Brief for Influencer Campaigns: Template and Approval Flow
A guide to creating an influencer brief with objectives, deliverables, schedule, rights, review, approval, and metrics.
Founder of Polimake, YouTuber.
A good influencer brief prevents misunderstandings, rework, and content that doesn't meet objectives. It must explain what's expected, how much freedom the creator has, and which limits they cannot cross.
The campaign works better when the brief, schedule, review, and measurement are clear from the start. When one of those elements fails, the classic pattern usually appears: a piece delivered past the deadline, claims the brand can't legally use, or pieces that don't fit the rest of the editorial calendar.
What it should include
- campaign objective,
- audience,
- key message,
- deliverables,
- formats,
- dates,
- tone examples,
- restrictions,
- usage rights,
- legal requirements,
- metrics,
- point of contact.
Deliverables
Define quantity, format, duration, channel, copies, stories, links, codes, mentions, and publication dates. The more specific the list, the less room for interpretation at the end. "Two Reels and a story" leaves leeway; "one 30s vertical Reel before the 12th + two sequential stories on launch day with a link to the product" does not.

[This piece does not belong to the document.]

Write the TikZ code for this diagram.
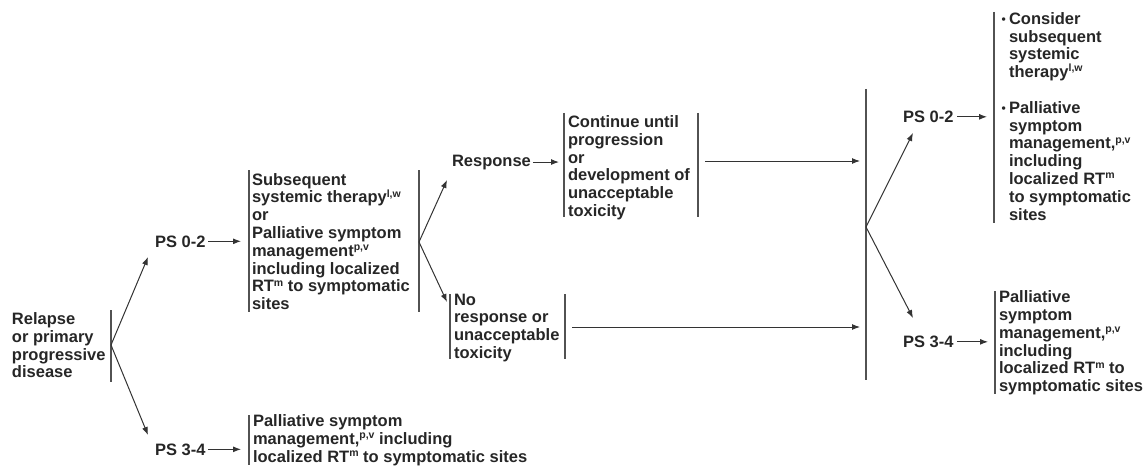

It's a good idea to include visual references: screenshots, tone examples, similar posts that did work, and examples to avoid. References save rounds of review and help the creator calibrate the exact line between personal style and brand guidelines.
Review and approval
Clarify how many rounds of review there are, what gets reviewed, and who approves. Polimake Studio helps coordinate statuses, dates, and owners. A mechanic that tends to work: a first review of the script or concept and a second review of the finished content. More rounds don't guarantee a better piece; they usually create friction and delays. If you're working with several people at once, align criteria before reviewing so you don't send contradictory feedback. To understand how this flow fits into a larger campaign, review the phases of an advertising campaign and what an influencer agency does.
Assets and rights
Store contracts, creative assets, versions, screenshots, and reports. Polimake Media helps keep the material centralized and reusable. Define in the brief whether the brand will be able to reuse the content in paid, web, or catalog, for how long, and in which territories. Rights tend to be where disputes appear: if the creator delivers and the brand uses the content beyond what was agreed, the problem is contractual, not creative.
Metrics
- reach,
- views,
- clicks,
- conversions,
- cost per result,
- comment quality,
- subsequent use of the content.
Frequently asked questions
How much freedom should you give the creator?
Enough to sound authentic, but with clear limits on brand, claims, and legal requirements.
Should everything be approved before publishing?
Yes, especially if there are claims, promotions, a regulated product, or usage rights.
What gets signed in the contract?
Deliverables, dates, payments, exclusivity, rights, reviews, image usage, and penalties.